Where research projects, especially in the hard sciences, can bring in major international funding, this is seen as positive, especially given the percentage of overhead which the university can take for itself to help in daily administration costs. But where research is only measured in terms of ideas, where the researcher requires a good library, a place for reflection and silence, this is no longer seen as contributing to the status of the institution and is often pushed aside in the constant checking of the balance sheet.
In recent years this approach has become institutionalized with the adoption of a national budgeting system known as the Vatat Model (Vatat being the Hebrew acronym for the committee that funds the country’s universities).
The ability to raise major research funding is a key factor, while insufficient attention is paid to the ability to publish in top journals or to attain international recognition for ideas and inventions if there isn’t money attached.
This is particularly harmful to the humanities and much of the social sciences, whose models of research and publication differ greatly from their colleagues in the hard sciences.
The original universities were founded around three main areas: theology, law and philosophy. Without these basic components, an institution can have the best medical school or nanotechnology laboratory in the world, but it can never be a full-fledged university.
Times change, and new disciplines appear on the scene. Schools of administration and business schools have been the rage for the past decade, often taking the place of some of the more traditional disciplines, some of which are in danger of disappearing altogether.
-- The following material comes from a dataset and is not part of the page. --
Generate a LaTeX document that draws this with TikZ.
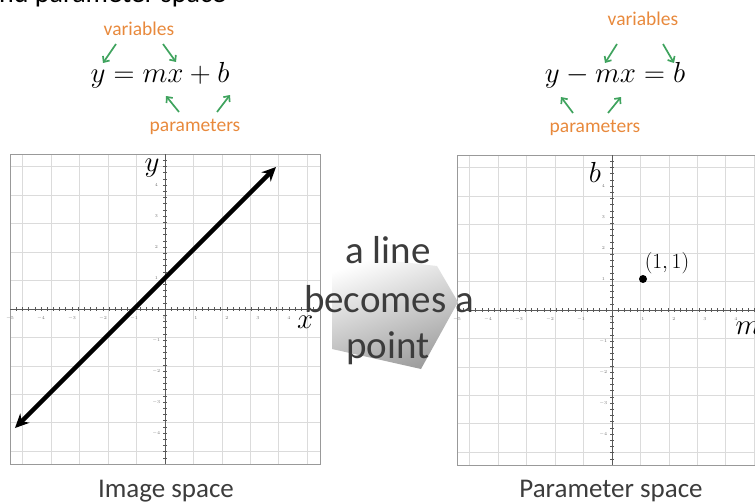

A GOOD indication of these trends is the fact that in my son’s class year in the Law Faculty at the Hebrew University, only three out of 120 have chosen to combine their law studies with philosophy, while almost 30 have combined law with business administration.
This says a great deal about the career orientations of students (which is absolutely fine) as compared with those who understand the need to develop ideas and contribute to the way that we, as a society, think, and the way in which we express our collective and individual values – even if, and precisely because, there is no profit margin at the end of the day.
That said, there is a belated recognition that the humanities are facing a crisis – not just here, but globally. To that effect, the country’s (overly) centralized higher education authorities have began to investigate ways of strengthening them, not only as a means of increasing student numbers, but also to reinvigorate high-level scholarship among the next generation of researchers and teachers.
One important new initiative has been the jointly funded project of Malag (an acronym for the Council of Higher Education) and Yad Hanadiv (the Rothschild Foundation) to encourage inter-university cooperation through joint teaching projects in specific areas of the humanities. The pilot project, which will be starting this week, involves the cooperation of four of the country’s universities in the joint teaching of African studies.
The renewed concern about the state of the humanities is part of a realization that profit should not only be measured in monetary terms, but that society as a whole profits from the development of ideas, moral thinking and the general diffusion of knowledge, even within the realms of abstract thinking.
It is to be hoped that the Malag will succeed in creating the infrastructure for the next generation of philosophers, literary scholars and thinkers who will achieve the international status and global recognition enjoyed by so many of their illustrious predecessors.
The writer is dean of the Faculty of Humanities and Social Sciences at Ben-Gurion University.